> _WHAT THIS TASK INVOLVES_
Here are some records; quote them exactly, leaving out the pictures.

> _RECORDS SHOWN_
────
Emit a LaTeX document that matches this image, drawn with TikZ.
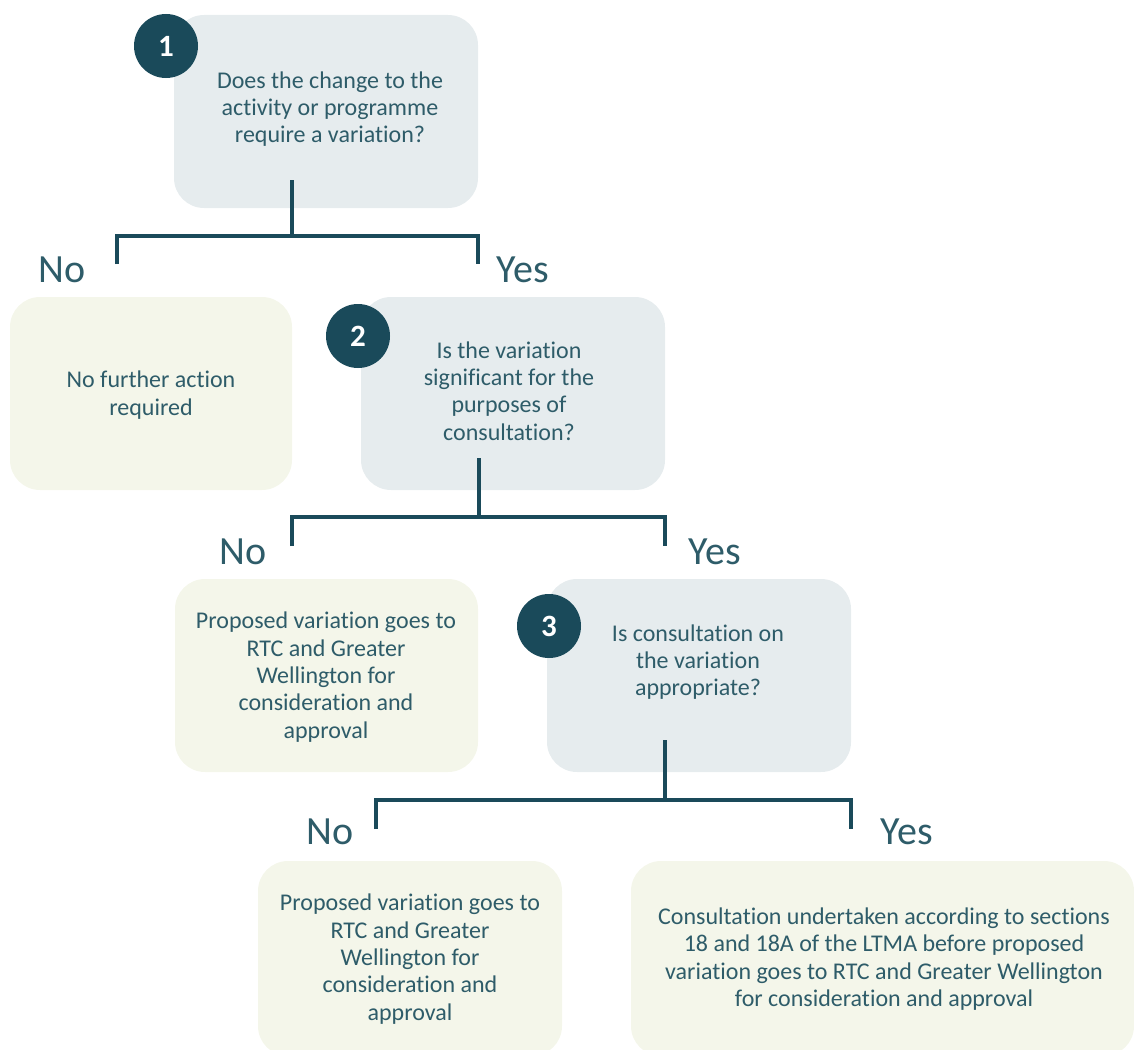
\documentclass[tikz,border=0pt]{standalone}
\usepackage{fontspec}
\setmainfont{Carlito}[Ligatures=NoCommon]
\definecolor{teal}{HTML}{1A4A5A}
\definecolor{txt}{HTML}{2E5C69}
\definecolor{greybox}{HTML}{E6ECEE}
\definecolor{creambox}{HTML}{F4F6EA}
\begin{document}
\begin{tikzpicture}[x=1pt,y=-1pt,
  qbox/.style={fill=greybox,rounded corners=30pt},
  abox/.style={fill=creambox,rounded corners=30pt},
  body/.style={text=txt,align=center,font=\fontsize{24}{27.3}\selectfont,inner sep=0pt},
  num/.style={circle,fill=teal,text=white,minimum size=64pt,inner sep=0pt,font=\fontsize{31}{34}\selectfont\bfseries},
  lbl/.style={text=txt,font=\fontsize{40}{44}\selectfont,inner sep=0pt},
  conn/.style={draw=teal,line width=4.5pt,line join=miter}]
\useasboundingbox (0,0) rectangle (1134,1049);
% boxes
\fill[qbox] (174,15) rectangle (478,208);
\node[num] (n1) at (166,46) {1};
\node[body] (t1) at (330,109) {Does the change to the\\activity or programme\\require a variation?};

\fill[abox] (10,297) rectangle (292,490);
\node[body] (t1n) at (151,395) {No further action\\required};

\fill[qbox] (361,297) rectangle (665,490);
\node[num] (n2) at (358,336) {2};
\node[body] (t2) at (509,391) {Is the variation\\significant for the\\purposes of\\consultation?};

\fill[abox] (175,579) rectangle (478,772);
\node[body] (t2n) at (326,677) {Proposed variation goes to\\RTC and Greater\\Wellington for\\consideration and\\approval};

\fill[qbox] (547,579) rectangle (851,772);
\node[num] (n3) at (549,626) {3};
\node[body] (t3) at (698,662) {Is consultation on\\the variation\\appropriate?};

\fill[abox] (258,861) rectangle (562,1056);
\node[body] (t3n) at (410,959) {Proposed variation goes to\\RTC and Greater\\Wellington for\\consideration and\\approval};

\fill[abox] (631,861) rectangle (1134,1056);
\node[body] (t3y) at (884,959) {Consultation undertaken according to sections\\18 and 18A of the LTMA before proposed\\variation goes to RTC and Greater Wellington\\for consideration and approval};

% connectors
\coordinate (s1) at (292,180); \coordinate (j1) at (292,236);
\coordinate (l1) at (117,264); \coordinate (r1) at (478,264);
\draw[conn] (s1) -- (j1);
\draw[conn] (l1) |- (j1) -| (r1);
\node[lbl] (no1) at (62,270) {No};
\node[lbl] (yes1) at (523,270) {Yes};

\coordinate (s2) at (479,458); \coordinate (j2) at (479,517);
\coordinate (l2) at (292,546); \coordinate (r2) at (665,546);
\draw[conn] (s2) -- (j2);
\draw[conn] (l2) |- (j2) -| (r2);
\node[lbl] (no2) at (243,552) {No};
\node[lbl] (yes2) at (715,552) {Yes};

\coordinate (s3) at (665,740); \coordinate (j3) at (665,800);
\coordinate (l3) at (376,829); \coordinate (r3) at (851,829);
\draw[conn] (s3) -- (j3);
\draw[conn] (l3) |- (j3) -| (r3);
\node[lbl] (no3) at (330,832) {No};
\node[lbl] (yes3) at (907,832) {Yes};
\end{tikzpicture}
\end{document}
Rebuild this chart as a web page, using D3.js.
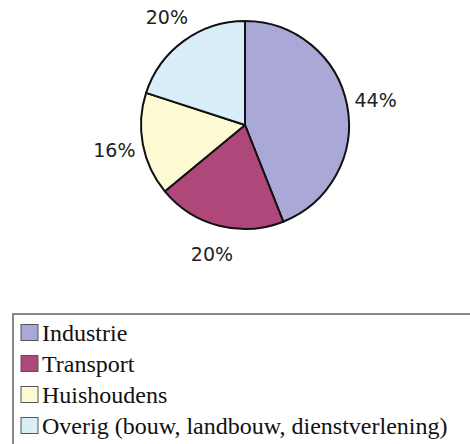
<!DOCTYPE html>
<meta charset="utf-8">
<html>
<head>
    <title>Energieverbruik per sector</title>
    <script type="text/javascript" src="https://cdn.jsdelivr.net/npm/d3@7/dist/d3.min.js"></script>
    <style type="text/css">
        html, body {
            padding: 0px;
            margin: 0px;
            background: #fff;
        }
    </style>
</head>
<body>
    <svg id="svg"></svg>
    <script type="text/javascript">
        // data
        var categories = ["Industrie", "Transport", "Huishoudens", "Overig (bouw, landbouw, dienstverlening)"]
        var values = [44, 20, 16, 20]
        var colors = ["#aaa8d6", "#b0477b", "#fdfbd4", "#d9eef8"]

        var width = 470
        var height = 444
        var svg = d3.select('#svg').attr('width', width).attr('height', height)

        var cx = 245, cy = 125, radius = 104, labelRadius = 133

        var pie = d3.pie().sort(null).value(function (d) { return d })
        var arcs = pie(values)
        var arc = d3.arc().innerRadius(0).outerRadius(radius)
        var labelArc = d3.arc().innerRadius(labelRadius).outerRadius(labelRadius)

        var g = svg.append('g').attr('transform', 'translate(' + cx + ',' + cy + ')')

        g.selectAll('path')
          .data(arcs)
          .enter().append('path')
            .attr('d', arc)
            .attr('fill', function (d, i) { return colors[i] })
            .attr('stroke', '#111')
            .attr('stroke-width', 2)
            .attr('stroke-linejoin', 'round')

        g.selectAll('text')
          .data(arcs)
          .enter().append('text')
            .attr('transform', function (d) { return 'translate(' + labelArc.centroid(d) + ')' })
            .attr('text-anchor', 'middle')
            .attr('dy', '0.36em')
            .attr('font-family', 'DejaVu Sans, sans-serif')
            .attr('font-size', 19)
            .attr('fill', '#222')
            .text(function (d) { return d.data + '%' })

        // legend
        var legend = svg.append('g')
        legend.append('rect')
          .attr('x', 13).attr('y', 314)
          .attr('width', 470).attr('height', 200)
          .attr('fill', '#fff')
          .attr('stroke', '#888')
          .attr('stroke-width', 2)

        var rowY = d3.scaleBand().domain(categories).range([317, 441])

        var item = legend.selectAll('.item')
          .data(categories)
          .enter().append('g')
            .attr('class', 'item')
            .attr('transform', function (d) { return 'translate(0,' + (rowY(d) + rowY.bandwidth() / 2) + ')' })

        item.append('rect')
          .attr('x', 21).attr('y', -8)
          .attr('width', 17).attr('height', 16)
          .attr('fill', function (d, i) { return colors[i] })
          .attr('stroke', '#555')
          .attr('stroke-width', 1)

        item.append('text')
          .attr('x', 42)
          .attr('dy', '0.35em')
          .attr('font-family', 'Liberation Serif, Times New Roman, serif')
          .attr('font-size', 24)
          .attr('fill', '#111')
          .text(function (d) { return d })
    </script>
</body>
</html>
────
> _RESULT FOR THIS EXERCISE_
Emit a LaTeX document that matches this image, drawn with TikZ.
\documentclass[tikz,border=0pt]{standalone}
\usepackage{fontspec}
\setmainfont{Carlito}[Ligatures=NoCommon]
\definecolor{teal}{HTML}{1A4A5A}
\definecolor{txt}{HTML}{2E5C69}
\definecolor{greybox}{HTML}{E6ECEE}
\definecolor{creambox}{HTML}{F4F6EA}
\begin{document}
\begin{tikzpicture}[x=1pt,y=-1pt,
  qbox/.style={fill=greybox,rounded corners=30pt},
  abox/.style={fill=creambox,rounded corners=30pt},
  body/.style={text=txt,align=center,font=\fontsize{24}{27.3}\selectfont,inner sep=0pt},
  num/.style={circle,fill=teal,text=white,minimum size=64pt,inner sep=0pt,font=\fontsize{31}{34}\selectfont\bfseries},
  lbl/.style={text=txt,font=\fontsize{40}{44}\selectfont,inner sep=0pt},
  conn/.style={draw=teal,line width=4.5pt,line join=miter}]
\useasboundingbox (0,0) rectangle (1134,1049);
% boxes
\fill[qbox] (174,15) rectangle (478,208);
\node[num] (n1) at (166,46) {1};
\node[body] (t1) at (330,109) {Does the change to the\\activity or programme\\require a variation?};

\fill[abox] (10,297) rectangle (292,490);
\node[body] (t1n) at (151,395) {No further action\\required};

\fill[qbox] (361,297) rectangle (665,490);
\node[num] (n2) at (358,336) {2};
\node[body] (t2) at (509,391) {Is the variation\\significant for the\\purposes of\\consultation?};

\fill[abox] (175,579) rectangle (478,772);
\node[body] (t2n) at (326,677) {Proposed variation goes to\\RTC and Greater\\Wellington for\\consideration and\\approval};

\fill[qbox] (547,579) rectangle (851,772);
\node[num] (n3) at (549,626) {3};
\node[body] (t3) at (698,662) {Is consultation on\\the variation\\appropriate?};

\fill[abox] (258,861) rectangle (562,1056);
\node[body] (t3n) at (410,959) {Proposed variation goes to\\RTC and Greater\\Wellington for\\consideration and\\approval};

\fill[abox] (631,861) rectangle (1134,1056);
\node[body] (t3y) at (884,959) {Consultation undertaken according to sections\\18 and 18A of the LTMA before proposed\\variation goes to RTC and Greater Wellington\\for consideration and approval};

% connectors
\coordinate (s1) at (292,180); \coordinate (j1) at (292,236);
\coordinate (l1) at (117,264); \coordinate (r1) at (478,264);
\draw[conn] (s1) -- (j1);
\draw[conn] (l1) |- (j1) -| (r1);
\node[lbl] (no1) at (62,270) {No};
\node[lbl] (yes1) at (523,270) {Yes};

\coordinate (s2) at (479,458); \coordinate (j2) at (479,517);
\coordinate (l2) at (292,546); \coordinate (r2) at (665,546);
\draw[conn] (s2) -- (j2);
\draw[conn] (l2) |- (j2) -| (r2);
\node[lbl] (no2) at (243,552) {No};
\node[lbl] (yes2) at (715,552) {Yes};

\coordinate (s3) at (665,740); \coordinate (j3) at (665,800);
\coordinate (l3) at (376,829); \coordinate (r3) at (851,829);
\draw[conn] (s3) -- (j3);
\draw[conn] (l3) |- (j3) -| (r3);
\node[lbl] (no3) at (330,832) {No};
\node[lbl] (yes3) at (907,832) {Yes};
\end{tikzpicture}
\end{document}
Rebuild this chart as a web page, using D3.js.
<!DOCTYPE html>
<meta charset="utf-8">
<html>
<head>
    <title>Energieverbruik per sector</title>
    <script type="text/javascript" src="https://cdn.jsdelivr.net/npm/d3@7/dist/d3.min.js"></script>
    <style type="text/css">
        html, body {
            padding: 0px;
            margin: 0px;
            background: #fff;
        }
    </style>
</head>
<body>
    <svg id="svg"></svg>
    <script type="text/javascript">
        // data
        var categories = ["Industrie", "Transport", "Huishoudens", "Overig (bouw, landbouw, dienstverlening)"]
        var values = [44, 20, 16, 20]
        var colors = ["#aaa8d6", "#b0477b", "#fdfbd4", "#d9eef8"]

        var width = 470
        var height = 444
        var svg = d3.select('#svg').attr('width', width).attr('height', height)

        var cx = 245, cy = 125, radius = 104, labelRadius = 133

        var pie = d3.pie().sort(null).value(function (d) { return d })
        var arcs = pie(values)
        var arc = d3.arc().innerRadius(0).outerRadius(radius)
        var labelArc = d3.arc().innerRadius(labelRadius).outerRadius(labelRadius)

        var g = svg.append('g').attr('transform', 'translate(' + cx + ',' + cy + ')')

        g.selectAll('path')
          .data(arcs)
          .enter().append('path')
            .attr('d', arc)
            .attr('fill', function (d, i) { return colors[i] })
            .attr('stroke', '#111')
            .attr('stroke-width', 2)
            .attr('stroke-linejoin', 'round')

        g.selectAll('text')
          .data(arcs)
          .enter().append('text')
            .attr('transform', function (d) { return 'translate(' + labelArc.centroid(d) + ')' })
            .attr('text-anchor', 'middle')
            .attr('dy', '0.36em')
            .attr('font-family', 'DejaVu Sans, sans-serif')
            .attr('font-size', 19)
            .attr('fill', '#222')
            .text(function (d) { return d.data + '%' })

        // legend
        var legend = svg.append('g')
        legend.append('rect')
          .attr('x', 13).attr('y', 314)
          .attr('width', 470).attr('height', 200)
          .attr('fill', '#fff')
          .attr('stroke', '#888')
          .attr('stroke-width', 2)

        var rowY = d3.scaleBand().domain(categories).range([317, 441])

        var item = legend.selectAll('.item')
          .data(categories)
          .enter().append('g')
            .attr('class', 'item')
            .attr('transform', function (d) { return 'translate(0,' + (rowY(d) + rowY.bandwidth() / 2) + ')' })

        item.append('rect')
          .attr('x', 21).attr('y', -8)
          .attr('width', 17).attr('height', 16)
          .attr('fill', function (d, i) { return colors[i] })
          .attr('stroke', '#555')
          .attr('stroke-width', 1)

        item.append('text')
          .attr('x', 42)
          .attr('dy', '0.35em')
          .attr('font-family', 'Liberation Serif, Times New Roman, serif')
          .attr('font-size', 24)
          .attr('fill', '#111')
          .text(function (d) { return d })
    </script>
</body>
</html>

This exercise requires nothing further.